PROFESSIONAL surfer Joel Parkinson with his partner Monica Pagano and their baby daughter Evie soon after her birth
PROFESSIONAL surfer Joel Parkinson with his partner Monica Pagano and their baby daughter Evie soon after her birth

Parkinson plans title assault

By Steve Jancetic

WHEN Coolangatta surfer Joel Parkinson found out he was to become a father for the first time this year, he wrote off his chances of contending for the World Championship Tour (WCT) title. Parkinson decided to skip the WCT events in Tahiti and Fiji to be at home for the birth of his daughter.

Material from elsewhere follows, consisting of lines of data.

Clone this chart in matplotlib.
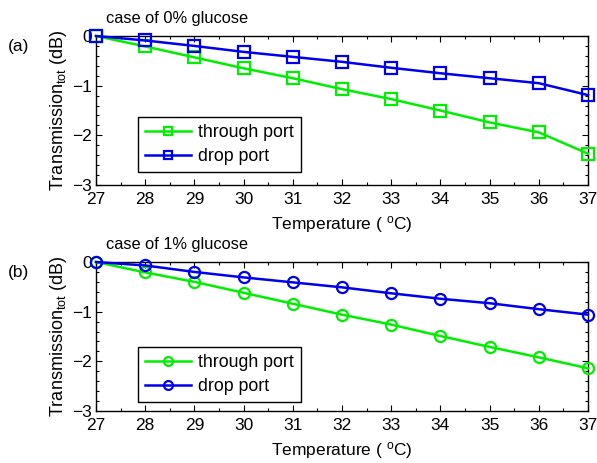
import matplotlib
matplotlib.use("Agg")
import matplotlib.pyplot as plt
from matplotlib.ticker import MultipleLocator

plt.rcParams['font.family'] = ['Liberation Sans', 'DejaVu Sans']

temperature = [27, 28, 29, 30, 31, 32, 33, 34, 35, 36, 37]
through_0 = [0, -0.21, -0.43, -0.65, -0.85, -1.07, -1.27, -1.50, -1.74, -1.94, -2.37]
drop_0 = [0, -0.09, -0.20, -0.32, -0.42, -0.52, -0.64, -0.75, -0.85, -0.95, -1.19]
through_1 = [0, -0.21, -0.40, -0.62, -0.84, -1.06, -1.26, -1.49, -1.71, -1.92, -2.14]
drop_1 = [0, -0.07, -0.20, -0.31, -0.41, -0.51, -0.63, -0.74, -0.83, -0.95, -1.06]

titles = ['case of 0% glucose', 'case of 1% glucose']
panel_labels = ['(a)', '(b)']
series_names = ['through port', 'drop port']

fig = plt.figure(figsize=(5.97, 4.63), dpi=100)
W, H = 597, 463
left, right = 96, 588
panels = [(36, 185, 117), (262, 411, 347)]
data = [(through_0, drop_0, 's'), (through_1, drop_1, 'o')]

for i, ((top, bot, legtop), (thr, drp, mk)) in enumerate(zip(panels, data)):
    ax = fig.add_axes([left / W, 1 - bot / H, (right - left) / W, (bot - top) / H])
    ax.plot(temperature, thr, color='#00ee00', marker=mk, markersize=8,
            markerfacecolor='none', markeredgewidth=1.6, linewidth=1.8,
            label=series_names[0], clip_on=False, zorder=3)
    ax.plot(temperature, drp, color='#0000ee', marker=mk, markersize=8,
            markerfacecolor='none', markeredgewidth=1.6, linewidth=1.8,
            label=series_names[1], clip_on=False, zorder=4)
    ax.set_xlim(27, 37)
    ax.set_ylim(-3, 0)
    ax.xaxis.set_major_locator(MultipleLocator(1))
    ax.xaxis.set_minor_locator(MultipleLocator(0.5))
    ax.yaxis.set_major_locator(MultipleLocator(1))
    ax.yaxis.set_minor_locator(MultipleLocator(0.2))
    ax.tick_params(which='both', direction='in', top=True, right=True,
                   labelsize=12.5)
    ax.tick_params(axis='x', which='major', pad=5)
    ax.tick_params(axis='y', which='major', pad=3)
    ax.tick_params(which='major', length=4, width=0.8)
    ax.tick_params(which='minor', length=2, width=0.8)
    for s in ax.spines.values():
        s.set_linewidth(1.0)
    ax.set_xlabel('Temperature ( $\\mathregular{^{o}}$C)', fontsize=12.5, labelpad=5)
    ax.set_ylabel('Transmission$\\mathregular{_{tot}}$ (dB)', fontsize=13, labelpad=2)
    leg = ax.legend(loc='upper left',
                    bbox_to_anchor=((138 - left) / (right - left), 1 - (legtop - top) / (bot - top)),
                    fontsize=12.8, frameon=True, fancybox=False, edgecolor='black',
                    framealpha=1, markerscale=0.8, handlelength=2.6, borderpad=0.4,
                    labelspacing=0.4, handletextpad=0.4, borderaxespad=0)
    leg.get_frame().set_linewidth(1.0)
    fig.text(106 / W, 1 - (top - 18) / H, titles[i], fontsize=11.8, ha='left', va='center')
    fig.text(8 / W, 1 - (top + 11) / H, panel_labels[i], fontsize=12.5, ha='left', va='center')

fig.savefig('out.png', dpi=100)
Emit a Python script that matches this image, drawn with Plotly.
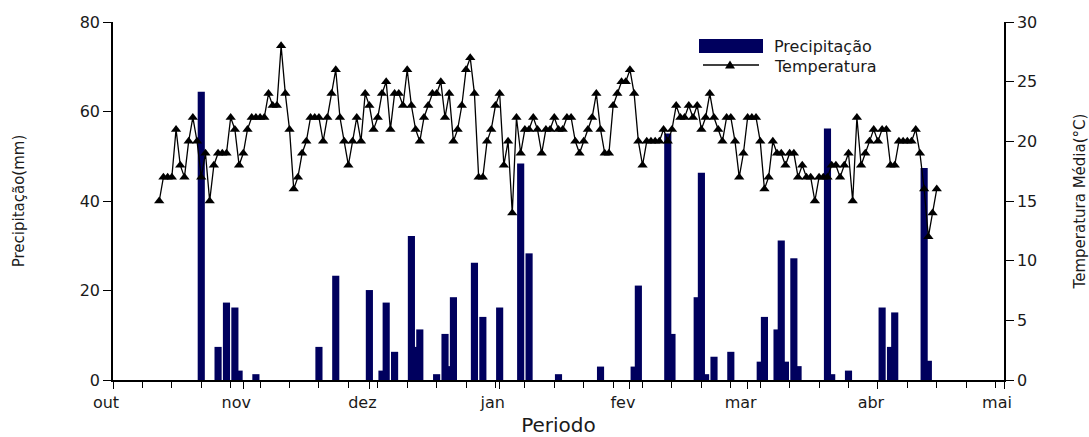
import plotly.graph_objects as go

# ---------------- data ----------------
# x axis in days counted from 1 October (0 = 1 out, 212 = 1 mai)
month_tick_days = [0, 31, 61, 92, 123, 151, 182, 212]
month_labels = ["out", "nov", "dez", "jan", "fev", "mar", "abr", "mai"]

# daily precipitation (mm) - only rainy days
precip_days = [21, 25, 27, 29, 30, 34, 49, 53, 61, 64, 65, 67, 71, 72, 73,
               77, 79, 80, 81, 86, 88, 92, 97, 99, 106, 116, 124, 125, 132,
               133, 139, 140, 141, 143, 147, 154, 155, 158, 159, 160, 162,
               163, 170, 171, 175, 183, 185, 186, 193, 194]
precip_mm = [64.4, 7.4, 17.3, 16.2, 2.1, 1.3, 7.4, 23.3, 20.1, 2.1, 17.3, 6.3,
             32.2, 7.4, 11.3, 1.3, 10.3, 3.1, 18.5, 26.2, 14.1, 16.2, 48.4,
             28.3, 1.3, 3.0, 3.0, 21.1, 55.1, 10.3, 18.5, 46.3, 1.3, 5.2, 6.3,
             4.1, 14.1, 11.3, 31.2, 4.1, 27.2, 3.1, 56.2, 1.3, 2.1, 16.2, 7.4,
             15.1, 47.4, 4.3]

# daily mean temperature (°C), first reading on day 11
temp_first_day = 11
temp_c = [
    15, 17, 17, 17, 21, 18, 17, 20, 22, 20, 17, 19, 15, 18, 19, 19, 19, 22, 21, 18,
    19, 21, 22, 22, 22, 22, 24, 23, 23, 28, 24,
    21, 16, 17, 19, 20, 22, 22, 22, 20, 22, 24, 26, 22, 20, 18, 20, 22, 20, 24, 23,
    21, 22, 24, 25, 21, 24, 24, 23, 26, 23, 21,
    20, 22, 23, 24, 24, 25, 22, 24, 20, 21, 23, 26, 27, 24, 17, 17, 20, 21, 23, 24,
    18, 20, 14, 22, 19, 21, 21, 22, 21, 19, 21, 21, 22,
    21, 21, 22, 22, 20, 19, 20, 21, 22, 24, 21, 19, 19, 23, 24, 25, 25, 26, 24, 20,
    18, 20, 20, 20, 20, 21, 20, 21, 23, 22, 22, 23,
    22, 23, 21, 22, 24, 22, 21, 20, 22, 22, 20, 17, 19, 22, 22, 22, 20, 16, 17, 20,
    19, 19, 18, 19, 19, 17, 18, 17, 17, 15, 17, 17,
    17, 18, 18, 17, 18, 19, 15, 22, 18, 19, 20, 21, 20, 21, 21, 18, 18, 20, 20, 20,
    20, 21, 19, 16, 12, 14, 16,
]
temp_days = list(range(temp_first_day, temp_first_day + len(temp_c)))

legend_names = ["Precipitação", "Temperatura"]

# ---------------- figure ----------------
W, H = 1089, 437
L, R, T, B = 113, 85, 22, 57
BAR_COLOR = "#00005e"
FONT = "DejaVu Sans"
TXT = "#1a1a1a"

fig = go.Figure()
fig.add_trace(go.Bar(
    x=precip_days, y=precip_mm, width=1.7,
    marker=dict(color=BAR_COLOR, line=dict(width=0)),
    name=legend_names[0], showlegend=False,
))
fig.add_trace(go.Scatter(
    x=temp_days, y=temp_c, yaxis="y2", mode="lines+markers",
    line=dict(color="black", width=1.3),
    marker=dict(symbol="triangle-up", size=9, color="black"),
    name=legend_names[1], showlegend=False,
))

axis_common = dict(showline=True, linecolor="black", linewidth=1.5,
                   showgrid=False, zeroline=False, ticks="outside",
                   tickcolor="black", tickwidth=1.3, automargin=False)

fig.update_layout(
    width=W, height=H,
    margin=dict(l=L, r=R, t=T, b=B, pad=0, autoexpand=False),
    paper_bgcolor="white", plot_bgcolor="white",
    font=dict(family=FONT, size=16, color=TXT),
    barmode="overlay",
    xaxis=dict(
        **axis_common, range=[0, 212], tickmode="array",
        tickvals=month_tick_days, ticktext=month_labels, ticklen=7,
        ticklabelshift=-7,
        minor=dict(tickmode="linear", tick0=0, dtick=7, ticks="outside",
                   ticklen=6, tickcolor="black", tickwidth=1.2),
        title=dict(text="Periodo", font=dict(size=20), standoff=18),
    ),
    yaxis=dict(
        **axis_common, range=[0, 80], tickmode="array",
        tickvals=[0, 20, 40, 60, 80], ticklen=8,
        title=dict(text="Precipitação(mm)", font=dict(size=15), standoff=51),
    ),
    yaxis2=dict(
        **axis_common, range=[0, 30], overlaying="y", side="right",
        tickmode="array", tickvals=[0, 5, 10, 15, 20, 25, 30], ticklen=8,
        title=dict(text="Temperatura Média(°C)", font=dict(size=15), standoff=40),
    ),
)

# ---------------- legend (drawn to match the reference look) ----------------
def px(xp):
    return (xp - L) / (W - L - R)

def py(yp):
    return (H - B - yp) / (H - T - B)

shapes = [
    dict(type="rect", xref="paper", yref="paper",
         x0=px(699), x1=px(763), y0=py(53), y1=py(39),
         fillcolor=BAR_COLOR, line=dict(width=0)),
    dict(type="line", xref="paper", yref="paper",
         x0=px(703), x1=px(759), y0=py(65), y1=py(65),
         line=dict(color="black", width=1.3)),
    dict(type="path", xref="paper", yref="paper",
         path=f"M {px(725)},{py(68.5)} L {px(735)},{py(68.5)} L {px(730)},{py(60.5)} Z",
         fillcolor="black", line=dict(width=0)),
]
fig.update_layout(shapes=shapes)
for name, yc in zip(legend_names, [46, 66]):
    fig.add_annotation(xref="paper", yref="paper", x=px(772), y=py(yc),
                       xanchor="left", yanchor="middle", showarrow=False,
                       text=name, font=dict(size=16, color=TXT, family=FONT))

fig.write_html("out.html")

But a string of top performances propelled him to No.4 in the world and he reassessed his title prospects heading into this week's Boost Mobile Pro at Trestles in California. "When I knew I'd miss those two, I thought I didn't really have a chance," Parkinson said by telephone from California this week. "I kind of thought next year's my year. "But I'm not giving up on this year. I'm going 110 per cent." Parkinson will be able to drop his worst two results, his two no-shows, when the final rankings are tallied but it means he can't afford any more poor events. At Trestles, he will be looking to go one better than in Japan earlier this month when he lost the final to American CJ Hobgood on the last wave. Although conditions weren't too good yesterday when he went for a surf with fellow Tweed Coast surfer Mark Occhilupo, Parkinson was hopeful that conditions would pick up for the start of the event. "It's the closest thing in surfing to a skateboard park. It's a really easy wave to surf," he said. "You really have to light the wave up, make it look exciting, do an aerial and all that stuff, to make the judges sit up and take notice." Parkinson was drawn in the same first-round heat as American Kalani Robb, who showed good form in reaching the semifinals in Japan. Defending twice world champion Andy Irons is leading the points this year from fellow Americans Hobgood and six-time world champion Kelly Slater. Parkinson, who won at Bells Beach in Victoria before he took his three-month break, thinks good friend and former world champion Occhilupo will be the one to watch at Trestles. "The way he's been surfing, he should be a lot higher (in the rankings) than what he is, he's just been unlucky a couple of times," Parkinson said. A total of 23 Australians are in the 48-man field. Unlike other events which have a two-week waiting period for the best surf conditions, contests at Trestles are held on set days due to state park regulations.